(Records with drawing code)
* * *
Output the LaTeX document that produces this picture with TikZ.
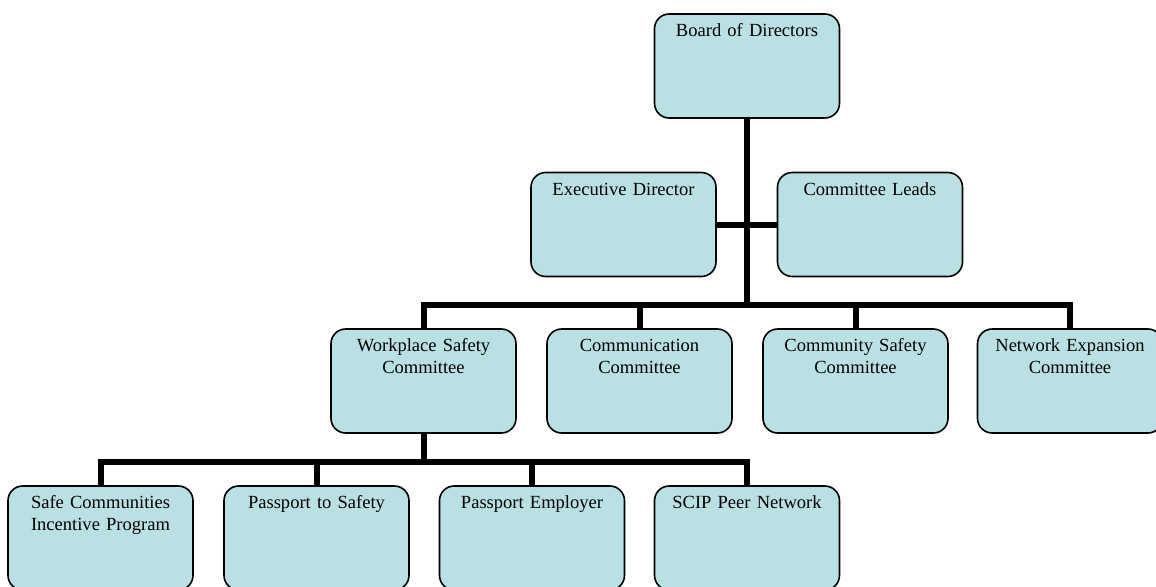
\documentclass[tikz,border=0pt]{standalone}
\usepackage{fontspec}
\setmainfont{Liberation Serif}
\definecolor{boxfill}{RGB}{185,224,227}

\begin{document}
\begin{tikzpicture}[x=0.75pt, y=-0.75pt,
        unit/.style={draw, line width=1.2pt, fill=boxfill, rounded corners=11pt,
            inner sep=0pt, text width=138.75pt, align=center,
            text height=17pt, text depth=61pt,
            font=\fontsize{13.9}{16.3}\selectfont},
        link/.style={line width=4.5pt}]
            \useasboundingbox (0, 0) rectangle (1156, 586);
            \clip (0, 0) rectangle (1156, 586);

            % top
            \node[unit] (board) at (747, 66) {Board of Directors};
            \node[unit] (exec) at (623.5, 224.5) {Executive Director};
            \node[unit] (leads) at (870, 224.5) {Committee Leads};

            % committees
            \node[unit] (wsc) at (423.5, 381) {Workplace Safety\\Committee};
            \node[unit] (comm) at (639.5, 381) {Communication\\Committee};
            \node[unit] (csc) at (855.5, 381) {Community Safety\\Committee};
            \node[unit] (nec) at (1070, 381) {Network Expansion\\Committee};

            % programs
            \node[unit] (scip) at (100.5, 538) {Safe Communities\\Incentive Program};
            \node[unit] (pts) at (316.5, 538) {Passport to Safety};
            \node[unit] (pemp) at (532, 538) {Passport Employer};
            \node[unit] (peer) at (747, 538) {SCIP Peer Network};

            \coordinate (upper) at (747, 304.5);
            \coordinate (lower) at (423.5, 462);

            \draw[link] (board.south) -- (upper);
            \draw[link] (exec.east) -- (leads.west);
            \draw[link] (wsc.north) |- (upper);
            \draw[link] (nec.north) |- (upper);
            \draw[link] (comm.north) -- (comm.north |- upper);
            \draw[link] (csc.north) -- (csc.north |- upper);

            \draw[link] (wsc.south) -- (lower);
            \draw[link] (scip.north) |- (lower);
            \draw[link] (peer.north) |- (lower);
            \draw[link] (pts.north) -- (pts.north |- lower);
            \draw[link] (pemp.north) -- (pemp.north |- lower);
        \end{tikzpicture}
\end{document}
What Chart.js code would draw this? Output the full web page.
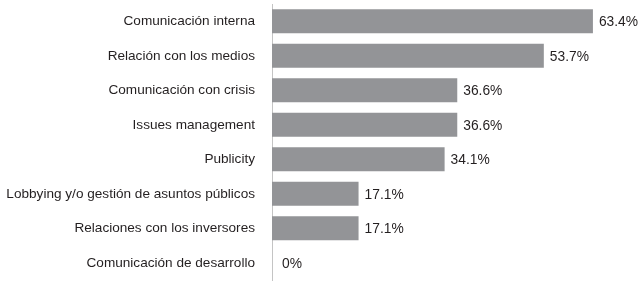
* * *
Take the listing above and restate it word for word, without its pictures.

Output the LaTeX document that produces this picture with TikZ.
\documentclass[tikz,border=0pt]{standalone}
\usepackage{fontspec}
\setmainfont{Liberation Serif}
\definecolor{boxfill}{RGB}{185,224,227}

\begin{document}
\begin{tikzpicture}[x=0.75pt, y=-0.75pt,
        unit/.style={draw, line width=1.2pt, fill=boxfill, rounded corners=11pt,
            inner sep=0pt, text width=138.75pt, align=center,
            text height=17pt, text depth=61pt,
            font=\fontsize{13.9}{16.3}\selectfont},
        link/.style={line width=4.5pt}]
            \useasboundingbox (0, 0) rectangle (1156, 586);
            \clip (0, 0) rectangle (1156, 586);

            % top
            \node[unit] (board) at (747, 66) {Board of Directors};
            \node[unit] (exec) at (623.5, 224.5) {Executive Director};
            \node[unit] (leads) at (870, 224.5) {Committee Leads};

            % committees
            \node[unit] (wsc) at (423.5, 381) {Workplace Safety\\Committee};
            \node[unit] (comm) at (639.5, 381) {Communication\\Committee};
            \node[unit] (csc) at (855.5, 381) {Community Safety\\Committee};
            \node[unit] (nec) at (1070, 381) {Network Expansion\\Committee};

            % programs
            \node[unit] (scip) at (100.5, 538) {Safe Communities\\Incentive Program};
            \node[unit] (pts) at (316.5, 538) {Passport to Safety};
            \node[unit] (pemp) at (532, 538) {Passport Employer};
            \node[unit] (peer) at (747, 538) {SCIP Peer Network};

            \coordinate (upper) at (747, 304.5);
            \coordinate (lower) at (423.5, 462);

            \draw[link] (board.south) -- (upper);
            \draw[link] (exec.east) -- (leads.west);
            \draw[link] (wsc.north) |- (upper);
            \draw[link] (nec.north) |- (upper);
            \draw[link] (comm.north) -- (comm.north |- upper);
            \draw[link] (csc.north) -- (csc.north |- upper);

            \draw[link] (wsc.south) -- (lower);
            \draw[link] (scip.north) |- (lower);
            \draw[link] (peer.north) |- (lower);
            \draw[link] (pts.north) -- (pts.north |- lower);
            \draw[link] (pemp.north) -- (pemp.north |- lower);
        \end{tikzpicture}
\end{document}
What Chart.js code would draw this? Output the full web page.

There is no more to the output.